▶ [Raw records]
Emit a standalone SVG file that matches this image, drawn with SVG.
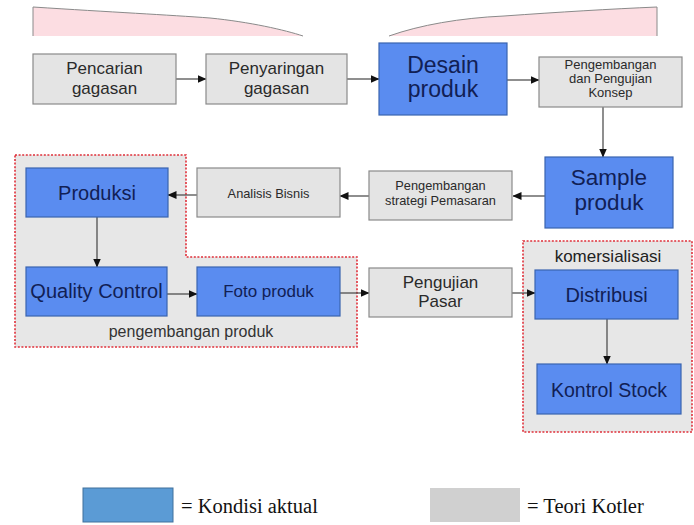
==
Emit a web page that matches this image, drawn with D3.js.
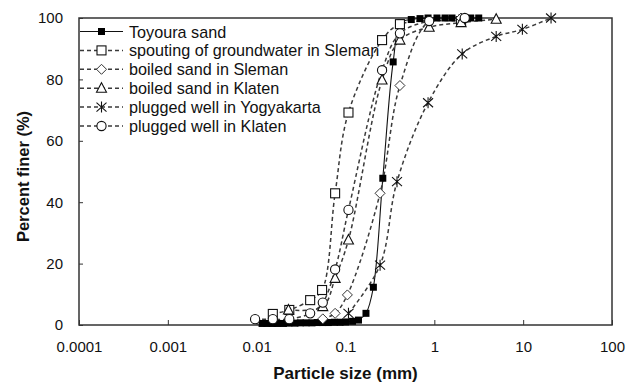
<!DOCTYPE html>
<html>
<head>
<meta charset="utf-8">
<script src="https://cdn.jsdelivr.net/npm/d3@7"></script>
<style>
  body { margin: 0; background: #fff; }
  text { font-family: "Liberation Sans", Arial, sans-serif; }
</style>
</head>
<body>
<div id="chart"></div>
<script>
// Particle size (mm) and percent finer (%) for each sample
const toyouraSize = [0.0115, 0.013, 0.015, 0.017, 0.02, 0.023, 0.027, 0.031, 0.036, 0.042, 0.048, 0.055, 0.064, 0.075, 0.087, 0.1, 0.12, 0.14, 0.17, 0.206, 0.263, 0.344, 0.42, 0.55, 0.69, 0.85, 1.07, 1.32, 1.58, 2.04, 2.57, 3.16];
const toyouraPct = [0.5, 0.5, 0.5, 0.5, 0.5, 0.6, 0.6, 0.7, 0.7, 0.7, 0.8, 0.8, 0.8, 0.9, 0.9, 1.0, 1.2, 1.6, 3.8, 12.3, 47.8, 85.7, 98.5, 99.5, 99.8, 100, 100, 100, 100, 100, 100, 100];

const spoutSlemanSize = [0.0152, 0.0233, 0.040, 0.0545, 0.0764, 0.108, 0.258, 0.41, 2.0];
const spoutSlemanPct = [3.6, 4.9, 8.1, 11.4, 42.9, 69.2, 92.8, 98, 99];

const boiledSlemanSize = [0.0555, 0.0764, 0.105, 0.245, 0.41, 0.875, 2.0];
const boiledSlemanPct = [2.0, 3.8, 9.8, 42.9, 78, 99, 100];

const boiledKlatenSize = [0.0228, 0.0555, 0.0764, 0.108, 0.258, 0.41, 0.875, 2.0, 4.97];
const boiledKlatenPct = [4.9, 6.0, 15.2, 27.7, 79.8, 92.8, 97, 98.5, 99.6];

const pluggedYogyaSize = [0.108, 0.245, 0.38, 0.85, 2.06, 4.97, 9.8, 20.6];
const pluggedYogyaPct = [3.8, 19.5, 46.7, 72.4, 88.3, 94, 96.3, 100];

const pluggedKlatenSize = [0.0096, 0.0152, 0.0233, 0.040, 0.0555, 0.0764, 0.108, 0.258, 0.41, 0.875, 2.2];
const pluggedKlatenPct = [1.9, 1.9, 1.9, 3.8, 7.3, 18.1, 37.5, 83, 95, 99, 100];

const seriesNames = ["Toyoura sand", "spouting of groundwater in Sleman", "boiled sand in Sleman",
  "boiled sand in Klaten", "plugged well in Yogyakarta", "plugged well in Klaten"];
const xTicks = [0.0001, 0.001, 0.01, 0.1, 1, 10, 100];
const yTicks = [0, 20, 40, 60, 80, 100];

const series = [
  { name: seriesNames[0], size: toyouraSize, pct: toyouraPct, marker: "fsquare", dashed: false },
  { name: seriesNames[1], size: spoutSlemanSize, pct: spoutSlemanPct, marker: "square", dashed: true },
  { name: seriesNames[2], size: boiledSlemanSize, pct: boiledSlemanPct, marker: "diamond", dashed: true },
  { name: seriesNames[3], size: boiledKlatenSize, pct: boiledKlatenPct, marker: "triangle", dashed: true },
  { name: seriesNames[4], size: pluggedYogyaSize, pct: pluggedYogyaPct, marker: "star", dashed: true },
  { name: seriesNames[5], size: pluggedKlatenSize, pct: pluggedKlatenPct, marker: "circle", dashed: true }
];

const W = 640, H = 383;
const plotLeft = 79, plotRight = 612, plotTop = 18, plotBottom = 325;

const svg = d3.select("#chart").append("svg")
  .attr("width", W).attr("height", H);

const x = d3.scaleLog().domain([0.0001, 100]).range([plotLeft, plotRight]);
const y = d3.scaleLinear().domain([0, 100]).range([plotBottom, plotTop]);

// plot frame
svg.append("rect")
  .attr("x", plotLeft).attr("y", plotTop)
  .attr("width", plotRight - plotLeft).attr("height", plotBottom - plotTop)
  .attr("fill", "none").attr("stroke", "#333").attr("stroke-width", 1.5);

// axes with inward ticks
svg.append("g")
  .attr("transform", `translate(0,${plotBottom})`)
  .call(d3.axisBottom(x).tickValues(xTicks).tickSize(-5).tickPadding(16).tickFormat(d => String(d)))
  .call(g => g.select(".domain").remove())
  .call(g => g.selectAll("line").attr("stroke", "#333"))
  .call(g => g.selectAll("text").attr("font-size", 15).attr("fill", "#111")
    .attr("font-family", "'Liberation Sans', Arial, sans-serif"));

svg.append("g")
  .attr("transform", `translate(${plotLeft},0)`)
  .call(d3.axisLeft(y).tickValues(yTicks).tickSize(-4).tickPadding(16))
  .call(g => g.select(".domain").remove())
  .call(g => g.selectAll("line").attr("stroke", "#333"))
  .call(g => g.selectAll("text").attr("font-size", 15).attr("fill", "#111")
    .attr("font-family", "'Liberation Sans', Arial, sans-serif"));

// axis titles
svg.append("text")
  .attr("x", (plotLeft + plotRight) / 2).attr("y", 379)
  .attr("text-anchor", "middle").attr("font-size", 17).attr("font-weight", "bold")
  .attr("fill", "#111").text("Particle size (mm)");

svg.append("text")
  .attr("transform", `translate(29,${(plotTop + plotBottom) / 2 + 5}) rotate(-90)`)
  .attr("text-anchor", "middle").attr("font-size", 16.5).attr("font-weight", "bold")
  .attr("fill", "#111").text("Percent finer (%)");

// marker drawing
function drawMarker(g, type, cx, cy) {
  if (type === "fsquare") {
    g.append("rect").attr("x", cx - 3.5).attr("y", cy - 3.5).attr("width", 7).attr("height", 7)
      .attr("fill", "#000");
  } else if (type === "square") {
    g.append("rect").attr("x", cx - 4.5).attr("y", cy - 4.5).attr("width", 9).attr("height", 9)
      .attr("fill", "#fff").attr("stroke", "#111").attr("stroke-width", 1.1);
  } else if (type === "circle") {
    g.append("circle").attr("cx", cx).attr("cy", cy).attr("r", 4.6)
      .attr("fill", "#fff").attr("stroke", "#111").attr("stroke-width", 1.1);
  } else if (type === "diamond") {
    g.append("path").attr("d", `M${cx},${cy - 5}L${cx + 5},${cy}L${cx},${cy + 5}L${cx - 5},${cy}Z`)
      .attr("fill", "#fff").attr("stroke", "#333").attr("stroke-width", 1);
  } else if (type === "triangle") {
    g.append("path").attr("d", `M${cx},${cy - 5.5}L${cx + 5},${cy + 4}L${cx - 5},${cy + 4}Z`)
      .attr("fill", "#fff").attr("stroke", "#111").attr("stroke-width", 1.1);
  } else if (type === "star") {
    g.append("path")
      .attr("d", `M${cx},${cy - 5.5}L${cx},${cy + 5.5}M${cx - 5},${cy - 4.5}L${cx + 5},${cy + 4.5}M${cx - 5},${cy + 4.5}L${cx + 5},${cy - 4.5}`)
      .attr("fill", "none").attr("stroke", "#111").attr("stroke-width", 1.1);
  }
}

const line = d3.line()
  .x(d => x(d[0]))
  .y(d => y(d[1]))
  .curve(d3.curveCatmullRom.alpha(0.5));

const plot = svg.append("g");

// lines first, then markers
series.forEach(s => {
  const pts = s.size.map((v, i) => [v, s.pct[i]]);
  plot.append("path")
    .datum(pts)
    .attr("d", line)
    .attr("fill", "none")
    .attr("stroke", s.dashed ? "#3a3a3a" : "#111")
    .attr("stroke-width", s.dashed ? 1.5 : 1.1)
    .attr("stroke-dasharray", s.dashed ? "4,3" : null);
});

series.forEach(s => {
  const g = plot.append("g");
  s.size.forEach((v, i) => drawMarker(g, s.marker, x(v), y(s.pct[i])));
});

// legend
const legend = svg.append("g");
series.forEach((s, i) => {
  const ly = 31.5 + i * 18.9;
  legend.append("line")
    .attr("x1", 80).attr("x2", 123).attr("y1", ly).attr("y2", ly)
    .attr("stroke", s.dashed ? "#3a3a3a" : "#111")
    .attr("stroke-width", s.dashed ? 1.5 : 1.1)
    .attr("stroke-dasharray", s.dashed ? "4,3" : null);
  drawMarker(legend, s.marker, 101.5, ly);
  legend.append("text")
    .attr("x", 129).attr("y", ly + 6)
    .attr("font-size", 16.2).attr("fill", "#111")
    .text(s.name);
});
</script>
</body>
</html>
...
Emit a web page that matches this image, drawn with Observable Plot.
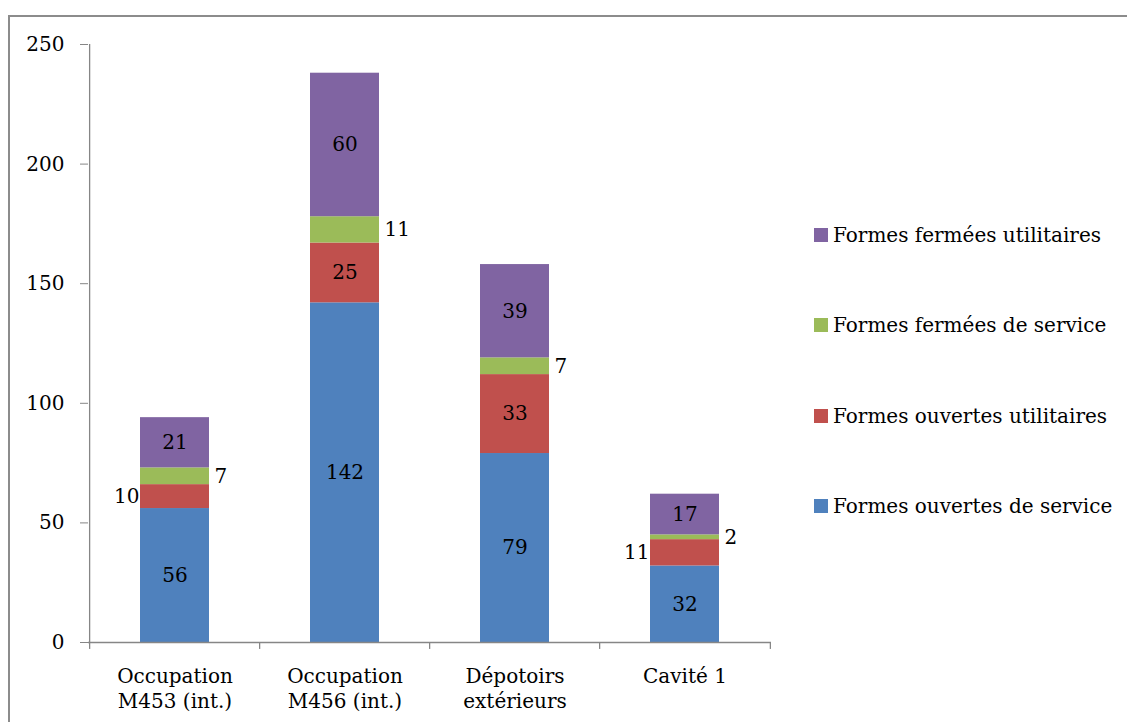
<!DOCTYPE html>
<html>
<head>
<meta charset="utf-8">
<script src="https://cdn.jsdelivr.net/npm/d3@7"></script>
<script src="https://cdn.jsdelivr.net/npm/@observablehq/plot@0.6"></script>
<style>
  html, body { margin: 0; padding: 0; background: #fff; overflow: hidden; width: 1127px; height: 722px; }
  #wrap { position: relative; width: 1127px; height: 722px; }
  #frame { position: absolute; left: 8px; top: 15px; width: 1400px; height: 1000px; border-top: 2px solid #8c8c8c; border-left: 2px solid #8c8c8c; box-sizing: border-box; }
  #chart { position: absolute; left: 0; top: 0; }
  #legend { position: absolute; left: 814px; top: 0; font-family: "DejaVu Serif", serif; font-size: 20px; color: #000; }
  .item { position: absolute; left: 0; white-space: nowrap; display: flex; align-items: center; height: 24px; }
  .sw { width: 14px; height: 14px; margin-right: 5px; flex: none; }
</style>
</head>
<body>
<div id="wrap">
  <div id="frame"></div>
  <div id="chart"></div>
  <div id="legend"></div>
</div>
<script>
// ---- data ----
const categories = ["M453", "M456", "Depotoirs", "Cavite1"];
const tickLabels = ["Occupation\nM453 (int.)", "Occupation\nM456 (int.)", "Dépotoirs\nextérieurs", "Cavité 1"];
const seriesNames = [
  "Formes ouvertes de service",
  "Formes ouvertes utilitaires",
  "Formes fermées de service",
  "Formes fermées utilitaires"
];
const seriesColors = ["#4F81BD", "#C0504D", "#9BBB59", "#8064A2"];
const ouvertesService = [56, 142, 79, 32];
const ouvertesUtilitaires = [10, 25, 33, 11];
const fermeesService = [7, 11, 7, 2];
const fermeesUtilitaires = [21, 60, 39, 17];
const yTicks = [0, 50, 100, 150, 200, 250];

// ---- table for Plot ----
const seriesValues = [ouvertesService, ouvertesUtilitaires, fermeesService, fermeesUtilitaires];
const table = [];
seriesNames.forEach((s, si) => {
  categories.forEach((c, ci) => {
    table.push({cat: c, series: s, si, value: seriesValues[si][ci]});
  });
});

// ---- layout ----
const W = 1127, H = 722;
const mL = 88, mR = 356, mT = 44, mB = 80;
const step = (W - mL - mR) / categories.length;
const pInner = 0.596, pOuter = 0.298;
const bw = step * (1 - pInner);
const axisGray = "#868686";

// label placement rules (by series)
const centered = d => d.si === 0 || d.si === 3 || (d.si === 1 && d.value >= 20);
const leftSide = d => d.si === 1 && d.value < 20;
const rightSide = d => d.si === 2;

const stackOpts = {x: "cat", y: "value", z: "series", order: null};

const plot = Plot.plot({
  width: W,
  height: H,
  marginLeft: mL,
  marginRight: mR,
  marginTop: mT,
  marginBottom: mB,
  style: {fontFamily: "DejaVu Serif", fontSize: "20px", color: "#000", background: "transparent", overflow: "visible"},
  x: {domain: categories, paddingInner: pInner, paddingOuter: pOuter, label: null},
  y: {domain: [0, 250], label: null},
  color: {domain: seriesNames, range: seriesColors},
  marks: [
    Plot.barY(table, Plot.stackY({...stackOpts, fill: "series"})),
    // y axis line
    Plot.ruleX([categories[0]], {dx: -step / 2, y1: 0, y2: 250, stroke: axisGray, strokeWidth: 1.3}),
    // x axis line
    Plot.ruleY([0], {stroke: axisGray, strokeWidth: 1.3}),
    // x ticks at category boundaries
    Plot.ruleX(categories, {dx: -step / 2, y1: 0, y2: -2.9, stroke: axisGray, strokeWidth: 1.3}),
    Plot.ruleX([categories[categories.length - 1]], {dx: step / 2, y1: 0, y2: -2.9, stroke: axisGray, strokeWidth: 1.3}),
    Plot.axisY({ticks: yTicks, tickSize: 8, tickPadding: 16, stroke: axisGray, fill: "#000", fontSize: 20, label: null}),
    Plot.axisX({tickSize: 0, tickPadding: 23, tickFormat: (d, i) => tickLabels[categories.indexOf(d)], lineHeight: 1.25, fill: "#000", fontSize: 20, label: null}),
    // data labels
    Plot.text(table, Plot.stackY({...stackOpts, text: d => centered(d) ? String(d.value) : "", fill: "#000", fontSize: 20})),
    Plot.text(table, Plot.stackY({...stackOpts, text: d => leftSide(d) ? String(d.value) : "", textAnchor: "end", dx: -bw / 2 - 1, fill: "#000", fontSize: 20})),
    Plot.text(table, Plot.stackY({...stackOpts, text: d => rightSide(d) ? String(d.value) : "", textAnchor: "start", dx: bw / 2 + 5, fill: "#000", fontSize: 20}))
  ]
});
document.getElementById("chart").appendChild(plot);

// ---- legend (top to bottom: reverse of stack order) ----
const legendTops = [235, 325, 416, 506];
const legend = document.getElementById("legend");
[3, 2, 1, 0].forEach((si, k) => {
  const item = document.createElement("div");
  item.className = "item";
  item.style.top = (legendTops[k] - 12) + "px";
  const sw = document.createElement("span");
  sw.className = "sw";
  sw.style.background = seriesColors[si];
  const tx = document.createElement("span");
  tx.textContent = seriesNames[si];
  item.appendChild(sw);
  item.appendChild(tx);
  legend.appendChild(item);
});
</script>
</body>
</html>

▶ [Your goal]
From the entries above, list each line with "that" in it.

▶ [Completed task]
Emit a standalone SVG file that matches this image, drawn with SVG.
Emit a web page that matches this image, drawn with D3.js.
Emit a web page that matches this image, drawn with Observable Plot.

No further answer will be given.